● **What the task requires**: Count how many lines contain the word "matplotlib". Please give only the number.

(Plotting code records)
──────

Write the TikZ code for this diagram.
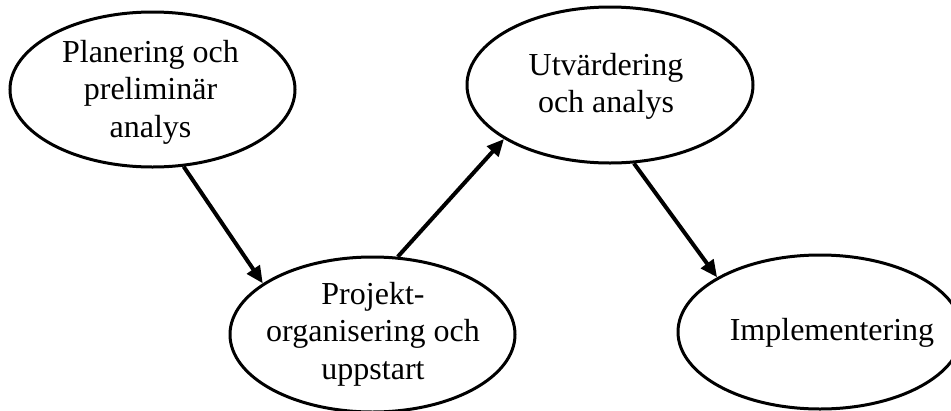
\documentclass[tikz,border=0pt]{standalone}
\usepackage{fontspec}
\setmainfont{Liberation Serif}
\usetikzlibrary{arrows.meta,shapes.geometric}
\begin{document}
\begin{tikzpicture}[x=1pt,y=-1pt,
  oval/.style={draw=black,line width=3pt,ellipse,inner sep=0pt,minimum width=285pt,minimum height=155pt},
  lbl/.style={align=center,inner sep=0pt,font=\fontsize{32pt}{37.5pt}\selectfont},
  conn/.style={line width=4pt,-{Triangle[length=17pt,width=15pt]}}]
\useasboundingbox (0,0) rectangle (951,410);
\node[oval] (e1) at (152.5,89.5) {};
\node[oval,minimum width=286pt,minimum height=156pt] (e2) at (610,85) {};
\node[oval] (e3) at (372.5,334.5) {};
\node[oval,minimum width=284pt,minimum height=154pt] (e4) at (820,332) {};
\node[lbl] (t1) at (150.5,92) {Planering och\\preliminär\\analys};
\node[lbl] (t2) at (606,86.5) {Utvärdering\\och analys};
\node[lbl] (t3) at (373,334) {Projekt-\\organisering och\\uppstart};
\node[lbl,anchor=base] (t4) at (832,340) {Implementering};
\draw[conn] (e1.-68.7) -- (e3.155.7);
\draw[conn] (e3.72.5) -- (e2.-153);
\draw[conn] (e2.-73.6) -- (e4.152.8);
\end{tikzpicture}
\end{document}
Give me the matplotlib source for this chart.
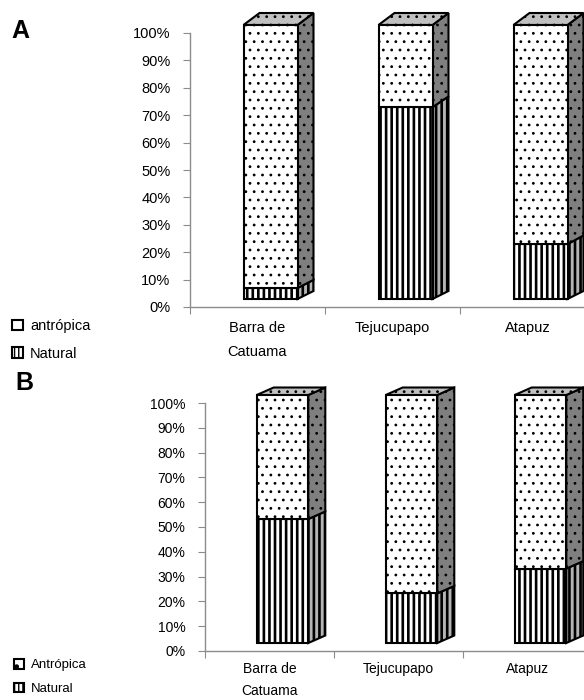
import numpy as np
import matplotlib.pyplot as plt
from matplotlib.patches import Polygon, Patch
from matplotlib.transforms import ScaledTranslation

plt.rcParams['font.family'] = ['Liberation Sans', 'DejaVu Sans']
plt.rcParams['hatch.linewidth'] = 1.0

# share of each disturbance type per site (%)
sites = ['Barra de\nCatuama', 'Tejucupapo', 'Atapuz']
natural_a = [4, 70, 20]
antropica_a = [96, 30, 80]
natural_b = [50, 20, 30]
antropica_b = [50, 80, 70]
pct_ticks = np.arange(0, 101, 10)

W, H = 584, 700
fig = plt.figure(figsize=(W / 100, H / 100), dpi=100)

EDGE = 'black'
AXIS_GREY = '#8c8c8c'
DOT_LW = 0.8
STRIPE_LW = 1.9


def hatch_lw(patch, lw):
    if hasattr(patch, 'set_hatch_linewidth'):
        patch.set_hatch_linewidth(lw)
    return patch


def add_axes_px(left, top, width, height):
    return fig.add_axes([left / W, 1 - (top + height) / H, width / W, height / H])


def draw_panel(ax, natural, antropica, fs, label_pad, line_sp,
               lift=8, shift=13, dx=17, dy0=8, dy1=8):
    ax.set_xlim(0, 3)
    ax.set_ylim(0, 100)
    p0 = ax.transData.transform((0, 0))
    p1 = ax.transData.transform((1, 1))
    upx, upy = p1 - p0
    # columns stand on a floor a little above/right of the axis line
    floor = ax.transData + ScaledTranslation(shift / 100, lift / 100, fig.dpi_scale_trans)
    centers = np.arange(len(sites)) + 0.5
    width = 0.4
    ddx = dx / upx

    def ddy(v):
        return (dy0 + (dy1 - dy0) * v / 100) / upy

    style = dict(edgecolor=EDGE, linewidth=1.5, transform=floor, clip_on=False)
    nat = ax.bar(centers, natural, width, color='white', hatch='|||', zorder=3, **style)
    ant = ax.bar(centers, antropica, width, bottom=natural, color='white', hatch='..',
                 zorder=3, **style)
    for r in nat:
        hatch_lw(r, STRIPE_LW)
    for r in ant:
        hatch_lw(r, DOT_LW)

    for c, n, a in zip(centers, natural, antropica):
        xl, xr = c - width / 2, c + width / 2
        top = n + a
        side_nat = [(xr, 0), (xr + ddx, ddy(0)), (xr + ddx, n + ddy(n)), (xr, n)]
        side_ant = [(xr, n), (xr + ddx, n + ddy(n)), (xr + ddx, top + ddy(top)), (xr, top)]
        lid = [(xl, top), (xl + ddx, top + ddy(top)), (xr + ddx, top + ddy(top)), (xr, top)]
        ax.add_patch(hatch_lw(Polygon(side_nat, facecolor='#b4b4b4', hatch='|||',
                                      zorder=2, **style), STRIPE_LW))
        ax.add_patch(hatch_lw(Polygon(side_ant, facecolor='#7f7f7f', hatch='..',
                                      zorder=2, **style), DOT_LW))
        ax.add_patch(hatch_lw(Polygon(lid, facecolor='#c0c0c0', hatch='..',
                                      zorder=2, **style), DOT_LW))

    for s in ['top', 'right']:
        ax.spines[s].set_visible(False)
    for s in ['left', 'bottom']:
        ax.spines[s].set_color(AXIS_GREY)
        ax.spines[s].set_linewidth(1.0)

    ax.set_yticks(pct_ticks, [f'{t}%' for t in pct_ticks])
    ax.tick_params(axis='y', direction='out', length=5, color=AXIS_GREY,
                   labelsize=fs, pad=9)
    ax.set_xticks(np.arange(4), [''] * 4)
    ax.set_xticks(centers, sites, minor=True)
    ax.tick_params(axis='x', which='major', direction='out', length=5, color=AXIS_GREY)
    ax.tick_params(axis='x', which='minor', length=0, labelsize=fs, pad=label_pad)
    for lab in ax.get_xticklabels(minor=True):
        lab.set_linespacing(line_sp)
    ax.set_facecolor('none')


ax_a = add_axes_px(190, 33, 405, 274)
draw_panel(ax_a, natural_a, antropica_a, fs=10.5, label_pad=10, line_sp=1.9,
           dx=16, dy0=8, dy1=12)

ax_b = add_axes_px(205, 403, 387, 248)
draw_panel(ax_b, natural_b, antropica_b, fs=10, label_pad=8, line_sp=1.75,
           dx=17, dy0=7.5, dy1=7.5)

fig.text(11 / W, 1 - 31 / H, 'A', fontsize=18, fontweight='bold', va='center')
fig.text(15 / W, 1 - 383 / H, 'B', fontsize=18, fontweight='bold', va='center')


def legend_handles():
    return [hatch_lw(Patch(facecolor='white', edgecolor=EDGE, hatch='.', linewidth=1.5), DOT_LW),
            hatch_lw(Patch(facecolor='white', edgecolor=EDGE, hatch='||||', linewidth=1.5), 2.4)]


leg_kw = dict(loc='upper left', frameon=False, handlelength=0.75, handleheight=0.75,
              handletextpad=0.5, borderpad=0, borderaxespad=0)
fig.legend(legend_handles(), ['antrópica', 'Natural'], labelspacing=0.95,
           bbox_to_anchor=(12 / W, 1 - 319 / H), fontsize=10.5, **leg_kw)
fig.legend(legend_handles(), ['Antrópica', 'Natural'], labelspacing=0.85,
           bbox_to_anchor=(14 / W, 1 - 659 / H), fontsize=9.5, **leg_kw)

fig.savefig('out.png', dpi=100)
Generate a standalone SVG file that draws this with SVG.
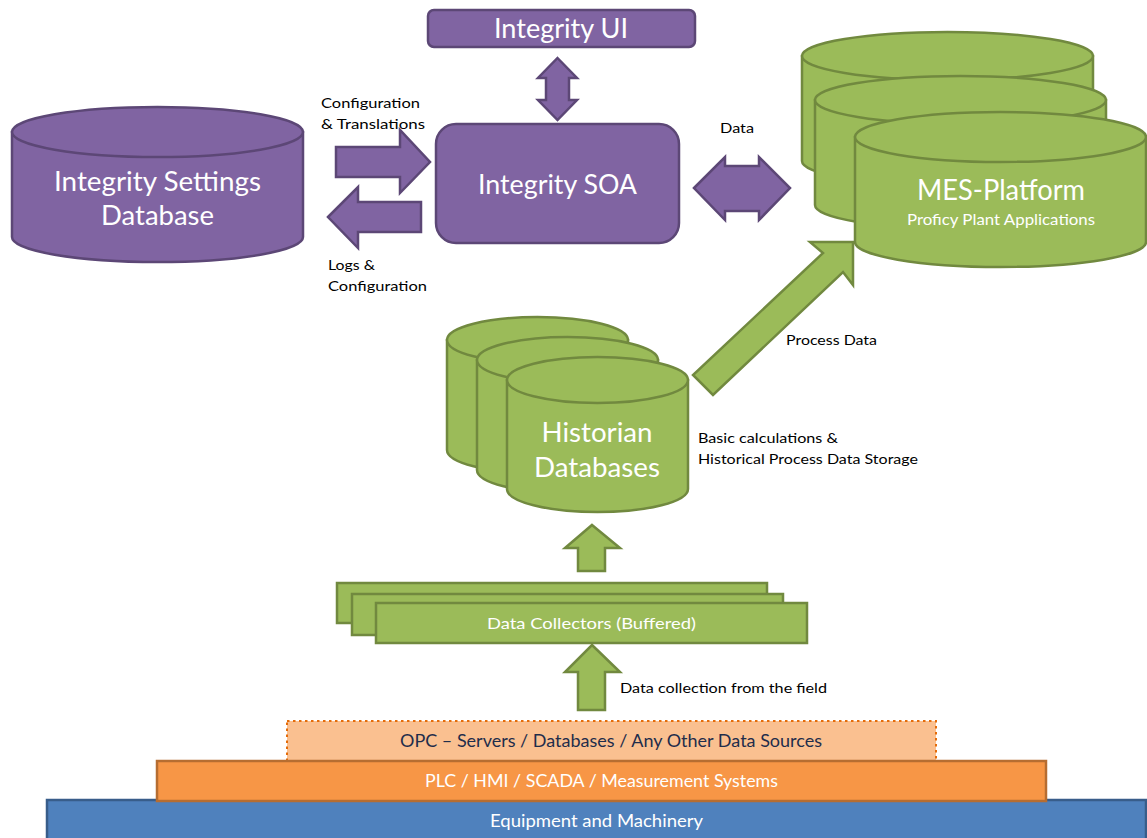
<svg xmlns="http://www.w3.org/2000/svg" width="1147" height="838" viewBox="0 0 1147 838">
  <style>
    .purple { fill: #8064A2; stroke: #5C4776; stroke-width: 2.5; }
    .green { fill: #9BBB59; stroke: #71893F; stroke-width: 2.5; }
    .big { font-family: Lato, "Open Sans", sans-serif; fill: #FFFFFF; text-anchor: middle; }
    .lbl { font-family: Lato, "Open Sans", sans-serif; font-size: 14px; fill: #000000; }
    .layer { font-family: Lato, "Open Sans", sans-serif; font-size: 17px; text-anchor: middle; }
  </style>

  <rect x="0" y="0" width="1147" height="838" fill="#FFFFFF"/>

  <!-- Settings database (cylinder) -->
  <g id="settings-db">
    <path class="purple" d="M12,132 V237 A145.5,25 0 0 0 303,237 V132 Z"/>
    <ellipse class="purple" cx="157.5" cy="132" rx="145.5" ry="25"/>
    <text class="big" x="157.5" y="191" font-size="26" textLength="207" lengthAdjust="spacingAndGlyphs">Integrity Settings</text>
    <text class="big" x="157.5" y="225" font-size="26" textLength="113" lengthAdjust="spacingAndGlyphs">Database</text>
  </g>

  <!-- User interface -->
  <g id="integrity-ui">
    <rect class="purple" x="428" y="10" width="267" height="37" rx="6"/>
    <text class="big" x="561" y="38" font-size="26" textLength="134" lengthAdjust="spacingAndGlyphs">Integrity UI</text>
  </g>

  <!-- Service layer -->
  <g id="integrity-soa">
    <rect class="purple" x="436" y="124" width="243" height="119" rx="20"/>
    <text class="big" x="557.5" y="194" font-size="26" textLength="159" lengthAdjust="spacingAndGlyphs">Integrity SOA</text>
  </g>

  <!-- MES platform (stacked cylinders) -->
  <g id="mes-platform">
    <path class="green" d="M802,56 V161 A145.5,24 0 0 0 1093,161 V56 Z"/>
    <ellipse class="green" cx="947.5" cy="56" rx="145.5" ry="24"/>
    <path class="green" d="M815,100 V205 A145.5,24 0 0 0 1106,205 V100 Z"/>
    <ellipse class="green" cx="960.5" cy="100" rx="145.5" ry="24"/>
    <path class="green" d="M855,137 V242 A145.5,25 0 0 0 1146,242 V137 Z"/>
    <ellipse class="green" cx="1000.5" cy="137" rx="145.5" ry="25"/>
    <text class="big" x="1001" y="200" font-size="28" textLength="168" lengthAdjust="spacingAndGlyphs">MES-Platform</text>
    <text class="big" x="1001" y="225" font-size="15" textLength="188" lengthAdjust="spacingAndGlyphs">Proficy Plant Applications</text>
  </g>

  <!-- Historian databases (stacked cylinders) -->
  <g id="historian">
    <path class="green" d="M447,340 V450 A90.5,23 0 0 0 628,450 V340 Z"/>
    <ellipse class="green" cx="537.5" cy="340" rx="90.5" ry="23"/>
    <path class="green" d="M477,360 V470 A90.5,23 0 0 0 658,470 V360 Z"/>
    <ellipse class="green" cx="567.5" cy="360" rx="90.5" ry="23"/>
    <path class="green" d="M507,380 V489 A90.5,23 0 0 0 688,489 V380 Z"/>
    <ellipse class="green" cx="597.5" cy="380" rx="90.5" ry="23"/>
    <text class="big" x="597" y="442" font-size="26" textLength="111" lengthAdjust="spacingAndGlyphs">Historian</text>
    <text class="big" x="597" y="477" font-size="26" textLength="126" lengthAdjust="spacingAndGlyphs">Databases</text>
  </g>

  <!-- Data collectors (stacked) -->
  <g id="data-collectors">
    <rect class="green" x="337" y="583" width="430" height="40"/>
    <rect class="green" x="352" y="594" width="431" height="41"/>
    <rect class="green" x="376" y="603" width="431" height="40"/>
    <text class="big" x="591.5" y="629" font-size="16" textLength="209" lengthAdjust="spacingAndGlyphs">Data Collectors (Buffered)</text>
  </g>

  <!-- Field layers -->
  <g id="opc-sources">
    <rect x="287" y="721" width="649" height="40" fill="#FAC090" stroke="#E46C0A" stroke-width="2" stroke-dasharray="2.5 3.5"/>
    <text class="layer" x="611" y="747" fill="#1F2D4B" textLength="422" lengthAdjust="spacingAndGlyphs">OPC – Servers / Databases / Any Other Data Sources</text>
  </g>
  <g id="equipment">
    <rect x="47" y="800" width="1099" height="40" fill="#4F81BD" stroke="#385D8A" stroke-width="2.5"/>
    <text class="layer" x="596.5" y="827" fill="#FFFFFF" textLength="213" lengthAdjust="spacingAndGlyphs">Equipment and Machinery</text>
  </g>
  <g id="plc-hmi">
    <rect x="157" y="761" width="889" height="40" fill="#F79646" stroke="#B66D31" stroke-width="2.5"/>
    <text class="layer" x="601.5" y="787" fill="#FFFFFF" textLength="353" lengthAdjust="spacingAndGlyphs">PLC / HMI / SCADA / Measurement Systems</text>
  </g>

  <!-- Block arrows between components -->
  <g id="connectors">
    <polygon class="purple" points="557.5,58 577,78 569,78 569,100 577,100 557.5,120 538,100 546,100 546,78 538,78"/>
    <polygon class="purple" points="694,188 725,157 725,166 759,166 759,157 790,188 759,220 759,211 725,211 725,220"/>
    <polygon class="purple" points="336,147 400,147 400,130 430,162 400,193 400,177 336,177"/>
    <polygon class="purple" points="328,217 358,187 358,202 421,202 421,232 358,232 358,248"/>
    <polygon class="green" points="853,242 853,285 843,272 713,395 693,375 823,253 810,242"/>
    <polygon class="green" points="592,525 620,548 605,548 605,571 578,571 578,548 565,548"/>
    <polygon class="green" points="592,645 620,672 605,672 605,710 578,710 578,672 565,672"/>
  </g>

  <!-- Connector labels -->
  <g id="labels">
    <text class="lbl" x="321" y="108" textLength="99" lengthAdjust="spacingAndGlyphs">Configuration</text>
    <text class="lbl" x="321" y="129" textLength="104" lengthAdjust="spacingAndGlyphs">&amp; Translations</text>
    <text class="lbl" x="328" y="270" textLength="47" lengthAdjust="spacingAndGlyphs">Logs &amp;</text>
    <text class="lbl" x="328" y="291" textLength="99" lengthAdjust="spacingAndGlyphs">Configuration</text>
    <text class="lbl" x="720" y="133" textLength="34" lengthAdjust="spacingAndGlyphs">Data</text>
    <text class="lbl" x="786" y="345" textLength="91" lengthAdjust="spacingAndGlyphs">Process Data</text>
    <text class="lbl" x="698" y="443" textLength="140" lengthAdjust="spacingAndGlyphs">Basic calculations &amp;</text>
    <text class="lbl" x="698" y="464" textLength="220" lengthAdjust="spacingAndGlyphs">Historical Process Data Storage</text>
    <text class="lbl" x="620" y="693" textLength="207" lengthAdjust="spacingAndGlyphs">Data collection from the field</text>
  </g>
</svg>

──────

● **Written solution**: 4